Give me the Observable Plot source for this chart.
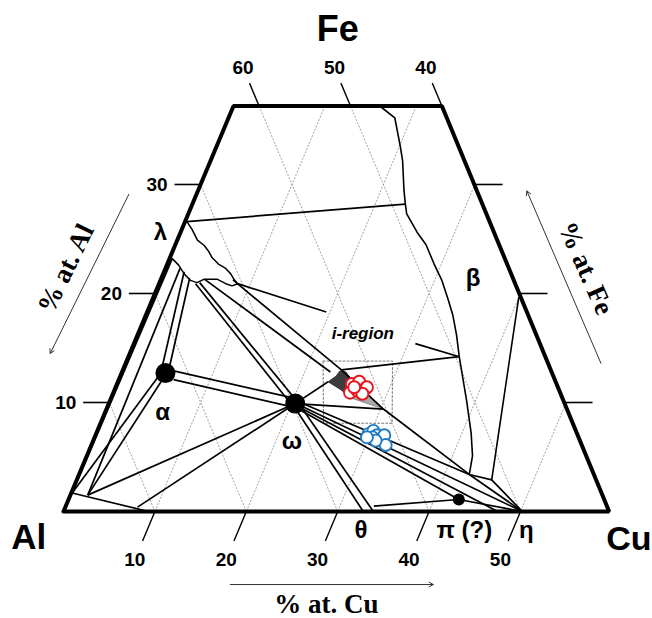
<!DOCTYPE html>
<html><head><meta charset="utf-8">
<script src="https://cdn.jsdelivr.net/npm/d3@7"></script>
<script src="https://cdn.jsdelivr.net/npm/@observablehq/plot@0.6"></script>
<style>body{margin:0;background:#fff} svg{display:block}</style>
</head><body><div id="chart"></div>
<script>
// ---- data: compositions as [at.% Cu, at.% Fe] (Al = balance) ----
const cuTicks = [10, 20, 30, 40, 50];
const alTicks = [60, 50, 40];
const feTicks = [10, 20, 30];
const alGrid = [90, 80, 70, 60, 50];
const feTop = 37.2;
const frame = [[0,0],[59.7,0],[22.8,37.2],[0,37.2],[0,0]];

const lambdaCurve = [[0.2,26.6],[1.1,25.9],[2.2,24.9],[3.2,24.4],[3.9,23.9],[4.6,23.3],[5.6,22.7],[6.6,22.3],[7.4,21.8],[8.0,21.3],[8.6,20.9]];
const lowerCurve = [[0.3,23.2],[1.3,22.6],[2.3,21.8],[3.3,21.2],[4.1,21.0],[4.7,21.3],[6.2,21.3],[7.3,20.9],[8.1,20.7],[8.6,20.9]];
const betaBoundary = [[16.0,37.2],[18.2,36.1],[20.1,33.5],[21.0,32.2],[22.5,29.5],[23.3,28.2],[23.9,27.3],[25.9,25.6],[27.4,24.5],[29.2,22.7],[30.8,21.2],[32.4,19.4],[33.6,18.0],[34.9,16.2],[36.2,14.2],[37.6,12.2],[39.0,10.2],[41.0,7.2],[42.2,5.1],[42.7,3.4],[45.4,2.9],[40.0,19.6]];
const longLine = [[8.0,21.2],[23.9,13.0],[30.3,9.4],[42.7,3.4]];
const tieLines = [
  [[0.2,26.6],[23.3,28.2]],
  [[8.6,20.9],[19.6,18.3]],
  [[23.9,13.0],[36.2,14.2]],
  [[30.8,15.4],[36.2,14.2]],
  [[4.0,20.9],[19.9,9.9]],
  [[4.4,21.0],[20.8,9.9]],
  [[4.8,21.3],[22.8,12.8]],
  [[20.4,9.9],[23.0,11.9]],
  [[20.4,9.9],[30.3,9.4]],
  [[5.6,12.9],[20.0,10.4]],
  [[6.0,12.1],[20.2,9.6]],
  [[2.2,22.0],[4.2,13.1]],
  [[3.1,21.4],[5.0,13.1]],
  [[0.3,23.2],[0.1,1.7]],
  [[1.6,22.3],[1.9,1.5]],
  [[4.2,12.4],[0.1,1.7]],
  [[4.8,12.2],[1.9,1.5]],
  [[0.1,1.7],[9.3,0]],
  [[20.4,9.9],[1.9,1.5]],
  [[20.4,9.9],[7.9,0.4]],
  [[20.2,9.8],[32.8,0]],
  [[20.8,9.9],[33.9,0]],
  [[33.7,0.5],[42.7,1.1]],
  [[42.7,1.1],[50.2,0]],
  [[20.9,10.0],[42.7,3.4]],
  [[21.1,9.7],[50.2,0]],
  [[21.0,9.4],[42.7,1.1]],
  [[20.9,9.6],[47.5,0]],
  [[42.7,3.4],[50.2,0]],
  [[45.4,2.9],[50.2,0]]
];
const iDark = [[23.0,11.9],[23.6,12.4],[23.8,12.9],[24.5,12.8],[25.6,12.0],[27.3,11.1],[26.3,10.4],[24.7,11.2],[23.0,11.9]];
const iLight = [[26.3,10.4],[27.3,11.1],[30.3,9.4],[26.3,10.4]];
const box = [[21.5,13.8],[29.1,13.8],[31.9,8.1],[24.4,8.1],[21.5,13.8]];
const redPts = [[25.7,11.7],[26.4,11.9],[25.9,10.9],[26.6,11.1],[27.4,11.3],[27.5,11.4],[27.3,10.8],[26.1,11.4]];
const bluePts = [[29.8,7.1],[30.2,7.4],[30.8,7.0],[30.4,6.8],[31.6,7.0],[32.2,6.1],[30.9,6.5],[29.8,6.8]];
const bigPhases = [[4.8,12.7],[20.4,9.9]];   // alpha, omega
const smallPhases = [[42.7,1.1]];            // pi
const phaseLabels = [
  {t:"λ", p:[-2.2,25.6]}, {t:"α", p:[6.3,9.1]}, {t:"ω", p:[21.8,6.4]},
  {t:"θ", p:[33.4,-1.7]}, {t:"π (?)", p:[44.7,-1.7]}, {t:"η", p:[51.5,-1.7]},
  {t:"β", p:[34.1,21.4]}
];

// ---- ternary projection: X = Cu + Fe/2, Y = Fe ----
const X = p => p[0] + p[1] / 2;
const Y = p => p[1];
const rightEdgeX = f => X(frame[1]) + (X(frame[2]) - X(frame[1])) * f / feTop;

const gridSegs = [
  ...cuTicks.map(c => [[c,0],[c, Math.min(feTop, 60 - c)]]),
  ...alGrid.map(a => { const s = 100 - a; return s <= feTop ? [[s,0],[0,s]] : [[s,0],[s - feTop, feTop]]; })
];
const L = (data, o) => Plot.link(data, {x1: s => X(s[0]), y1: s => Y(s[0]), x2: s => X(s[1]), y2: s => Y(s[1]), ...o});
const sans = "Liberation Sans, Arial, sans-serif";
const serif = "Liberation Serif, Times New Roman, serif";

const chart = Plot.plot({
  width: 652, height: 618,
  x: {domain: [0, 60], range: [63, 611.4], axis: null},
  y: {domain: [0, feTop], range: [511, 105.5], axis: null},
  style: {fontFamily: sans, background: "#fff"},
  marks: [
    L(gridSegs, {stroke: "#808080", strokeWidth: 0.75, strokeDasharray: "2,1.5"}),
    Plot.line(iDark, {x: X, y: Y, fill: "#3c3c3c", stroke: "#222", strokeWidth: 0.8}),
    Plot.line(iLight, {x: X, y: Y, fill: "#a8a8a8", stroke: "#666", strokeWidth: 0.6}),
    Plot.line(box, {x: X, y: Y, stroke: "#777", strokeWidth: 1, strokeDasharray: "2,2"}),
    Plot.line(lambdaCurve, {x: X, y: Y, stroke: "#000", strokeWidth: 1.5}),
    Plot.line(lowerCurve, {x: X, y: Y, stroke: "#000", strokeWidth: 1.5}),
    Plot.line(betaBoundary, {x: X, y: Y, stroke: "#000", strokeWidth: 1.6}),
    Plot.line(longLine, {x: X, y: Y, stroke: "#000", strokeWidth: 1.7}),
    L(tieLines, {stroke: "#000", strokeWidth: 1.7}),
    Plot.line(frame, {x: X, y: Y, stroke: "#000", strokeWidth: 4, strokeLinejoin: "miter"}),
    // ticks
    Plot.link(feTicks, {x1: f => f/2 - 2.85, x2: f => f/2, y1: f => f, y2: f => f, stroke: "#000", strokeWidth: 1.6}),
    Plot.link(feTicks, {x1: f => rightEdgeX(f), x2: f => rightEdgeX(f) + 3.1, y1: f => f, y2: f => f, stroke: "#000", strokeWidth: 1.6}),
    Plot.link(alTicks, {x1: a => X([100 - a - feTop, feTop]), y1: feTop, x2: a => X([100 - a - feTop - 2.1, feTop + 2.1]), y2: feTop + 2.1, stroke: "#000", strokeWidth: 1.4}),
    Plot.link(cuTicks, {x1: c => c, y1: 0, x2: c => X([c, -2.7]), y2: -2.7, stroke: "#000", strokeWidth: 1.4}),
    Plot.text(feTicks, {x: f => f/2 - 3.6, y: f => f, text: d => String(d), textAnchor: "end", fontSize: 19, fontWeight: "bold"}),
    Plot.text(alTicks, {x: a => X([100 - a - 40.7, 40.7]), y: 40.7, text: d => String(d), fontSize: 19, fontWeight: "bold"}),
    Plot.text(cuTicks, {x: c => X([c, -4.4]), y: -4.4, text: d => String(d), fontSize: 19, fontWeight: "bold"}),
    // phase points
    Plot.dot(redPts, {x: X, y: Y, r: 6, fill: "#fff", stroke: "#e8141c", strokeWidth: 1.9}),
    Plot.dot(bluePts, {x: X, y: Y, r: 6, fill: "#fff", stroke: "#1f7bc4", strokeWidth: 1.9}),
    Plot.dot(bigPhases, {x: X, y: Y, r: 10, fill: "#000"}),
    Plot.dot(smallPhases, {x: X, y: Y, r: 6, fill: "#000"}),
    // labels
    Plot.text(phaseLabels, {x: d => X(d.p), y: d => Y(d.p), text: "t", fontSize: 24, fontWeight: "bold"}),
    Plot.text(["i-region"], {x: X([24.6,16.3]), y: 16.3, text: d => d, fontSize: 17, fontWeight: "bold", fontStyle: "italic"}),
    Plot.text(["Fe"], {x: X([7.9,44.2]), y: 44.2, text: d => d, fontSize: 36, fontWeight: "bold"}),
    Plot.text(["Al"], {x: X([-2.6,-2.4]), y: -2.4, text: d => d, fontSize: 35, fontWeight: "bold"}),
    Plot.text(["Cu"], {x: X([63.1,-2.5]), y: -2.5, text: d => d, fontSize: 34, fontWeight: "bold"}),
    Plot.text(["% at. Al"], {x: X([-10.9,22.3]), y: 22.3, text: d => d, rotate: -64, fontSize: 27, fontWeight: "bold", fontFamily: serif}),
    Plot.text(["% at. Fe"], {x: X([46.0,22.3]), y: 22.3, text: d => d, rotate: 66, fontSize: 27, fontWeight: "bold", fontFamily: serif}),
    Plot.text(["% at. Cu"], {x: X([33.0,-8.5]), y: -8.5, text: d => d, fontSize: 27, fontWeight: "bold", fontFamily: serif}),
    // arrows
    Plot.arrow([[[-7.4,29.1],[-8.7,14.5]], [[52.0,13.6],[36.0,29.4]], [[21.6,-6.7],[43.8,-6.7]]],
      {x1: s => X(s[0]), y1: s => Y(s[0]), x2: s => X(s[1]), y2: s => Y(s[1]), stroke: "#333", strokeWidth: 1, headLength: 7})
  ]
});
document.getElementById("chart").append(chart);
</script>
</body></html>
· · ·
* WHAT THE EXERCISE ASKS *
Write out again exactly the lines from the start of the data above through the line containing "const frame = [[0,0],[59.7,0],[22.8,37.2],[0,37.2],[0,0]];", inclusive, excluding any pictures.

* RESPONSE TO THE EXERCISE *
Give me the Observable Plot source for this chart.
<!DOCTYPE html>
<html><head><meta charset="utf-8">
<script src="https://cdn.jsdelivr.net/npm/d3@7"></script>
<script src="https://cdn.jsdelivr.net/npm/@observablehq/plot@0.6"></script>
<style>body{margin:0;background:#fff} svg{display:block}</style>
</head><body><div id="chart"></div>
<script>
// ---- data: compositions as [at.% Cu, at.% Fe] (Al = balance) ----
const cuTicks = [10, 20, 30, 40, 50];
const alTicks = [60, 50, 40];
const feTicks = [10, 20, 30];
const alGrid = [90, 80, 70, 60, 50];
const feTop = 37.2;
const frame = [[0,0],[59.7,0],[22.8,37.2],[0,37.2],[0,0]];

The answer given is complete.